The Trump phenomenon was again built upon widespread dissatisfaction with the previous administration. But this time was different, because he was backed by dissidents within the government agencies and by the many generals that Obama fired. Reports identify this group as the “Star State.” The division within our own government finally emerged, and in 2012 the dissenters asked Trump to run for president.
They had four years to prepare for the next election in 2016, and ultimately they succeeded. The Deep State backed Hillary Clinton, but they were outmaneuvered by the Star State. Then the real battle began, as the Deep State was in a state of panic. As Trump began to nominate generals to oversee the various government agencies, the Deep State knew that it would no longer be able to hide their past crimes or to shield the pedophile rings and other shady operations being run from their offices.

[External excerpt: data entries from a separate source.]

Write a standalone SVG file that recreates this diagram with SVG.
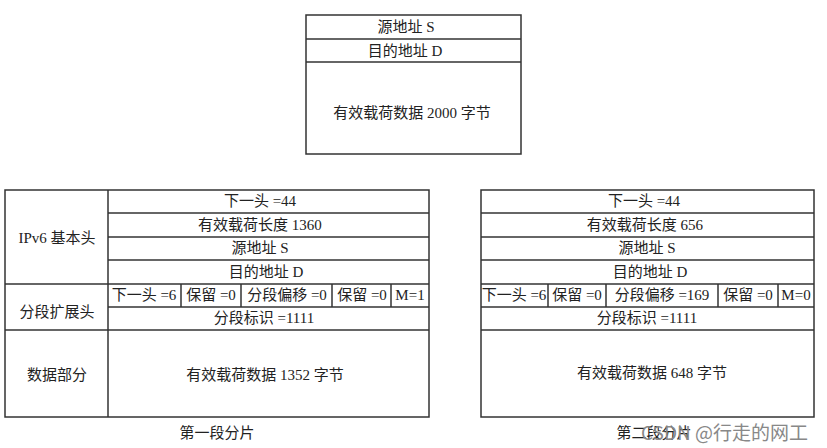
<svg xmlns="http://www.w3.org/2000/svg" width="827" height="448" viewBox="0 0 827 448">
<style>
.b{fill:none;stroke:#333;stroke-width:1.5}
.l{stroke:#333;stroke-width:1.5}
text{font-family:"Liberation Serif","Noto Sans CJK SC",serif;font-size:15px;fill:#222;text-anchor:middle}
.wm{font-family:"Noto Sans CJK SC","Liberation Sans",sans-serif;font-size:19px;fill:#888;text-anchor:start}
</style>
<rect width="827" height="448" fill="#fff"/>
<g id="original">
<rect class="b" x="306" y="15" width="215" height="139"/>
<line class="l" x1="306" y1="39" x2="521" y2="39"/>
<line class="l" x1="306" y1="62" x2="521" y2="62"/>
<text x="406" y="32">源地址 S</text>
<text x="405" y="56">目的地址 D</text>
<text x="412" y="118">有效载荷数据 2000 字节</text>
</g>
<g id="fragment1">
<rect class="b" x="5" y="190" width="424" height="227"/>
<line class="l" x1="108" y1="190" x2="108" y2="417"/>
<line class="l" x1="108" y1="213" x2="429" y2="213"/>
<line class="l" x1="108" y1="237" x2="429" y2="237"/>
<line class="l" x1="108" y1="260" x2="429" y2="260"/>
<line class="l" x1="5" y1="284" x2="429" y2="284"/>
<line class="l" x1="108" y1="307" x2="429" y2="307"/>
<line class="l" x1="5" y1="330" x2="429" y2="330"/>
<line class="l" x1="181" y1="284" x2="181" y2="307"/>
<line class="l" x1="241" y1="284" x2="241" y2="307"/>
<line class="l" x1="332" y1="284" x2="332" y2="307"/>
<line class="l" x1="391" y1="284" x2="391" y2="307"/>
<text x="57" y="243">IPv6 基本头</text>
<text x="57" y="317">分段扩展头</text>
<text x="57" y="380">数据部分</text>
<text x="260" y="206">下一头 =44</text>
<text x="260" y="230">有效载荷长度 1360</text>
<text x="260" y="253">源地址 S</text>
<text x="266" y="277">目的地址 D</text>
<text x="144" y="300">下一头 =6</text>
<text x="211" y="300">保留 =0</text>
<text x="287" y="300">分段偏移 =0</text>
<text x="362" y="300">保留 =0</text>
<text x="410" y="300">M=1</text>
<text x="264" y="323">分段标识 =1111</text>
<text x="265" y="380">有效载荷数据 1352 字节</text>
<text x="217" y="438">第一段分片</text>
</g>
<g id="fragment2">
<rect class="b" x="481" y="190" width="333" height="227"/>
<line class="l" x1="481" y1="213" x2="814" y2="213"/>
<line class="l" x1="481" y1="237" x2="814" y2="237"/>
<line class="l" x1="481" y1="260" x2="814" y2="260"/>
<line class="l" x1="481" y1="284" x2="814" y2="284"/>
<line class="l" x1="481" y1="307" x2="814" y2="307"/>
<line class="l" x1="481" y1="330" x2="814" y2="330"/>
<line class="l" x1="548" y1="284" x2="548" y2="307"/>
<line class="l" x1="606" y1="284" x2="606" y2="307"/>
<line class="l" x1="718" y1="284" x2="718" y2="307"/>
<line class="l" x1="778" y1="284" x2="778" y2="307"/>
<text x="644" y="206">下一头 =44</text>
<text x="645" y="230">有效载荷长度 656</text>
<text x="647" y="253">源地址 S</text>
<text x="650" y="277">目的地址 D</text>
<text x="514" y="300">下一头 =6</text>
<text x="577" y="300">保留 =0</text>
<text x="662" y="300">分段偏移 =169</text>
<text x="748" y="300">保留 =0</text>
<text x="796" y="300">M=0</text>
<text x="647" y="323">分段标识 =1111</text>
<text x="652" y="378">有效载荷数据 648 字节</text>
<text x="654" y="438">第二段分片</text>
</g>
<text class="wm" x="641" y="440">CSDN @行走的网工</text>
</svg>
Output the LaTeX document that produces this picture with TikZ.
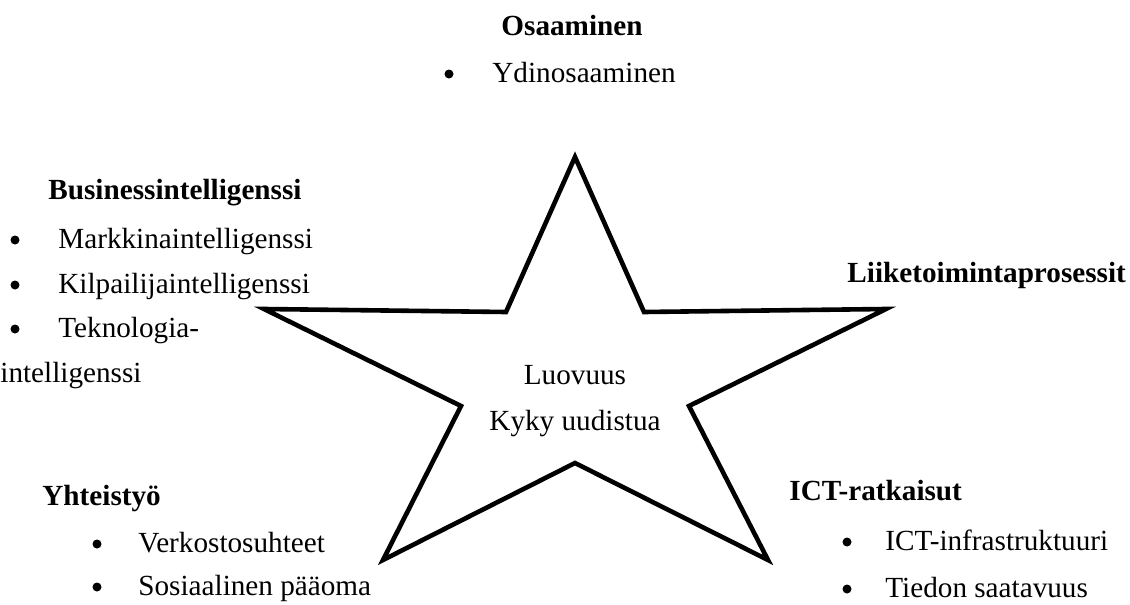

Blindness is being removed now, and the winds of change have begun to blow. Most people do not understand what is happening, because they do not know the law of God and therefore they do not understand prophecy either. The law is prophetic, and anyone who does not study the law will have a skewed view of prophecy that makes it impossible to understand what is really going on today.
The blindness factor relates closely to the education problem as a whole. As God removes the veil that is spread over all nations, the people will be able to recognize truth when they see it. The spell of Babylonian witchcraft has weakened noticeably. All the years of spiritual warfare that we and others have done are now paying off.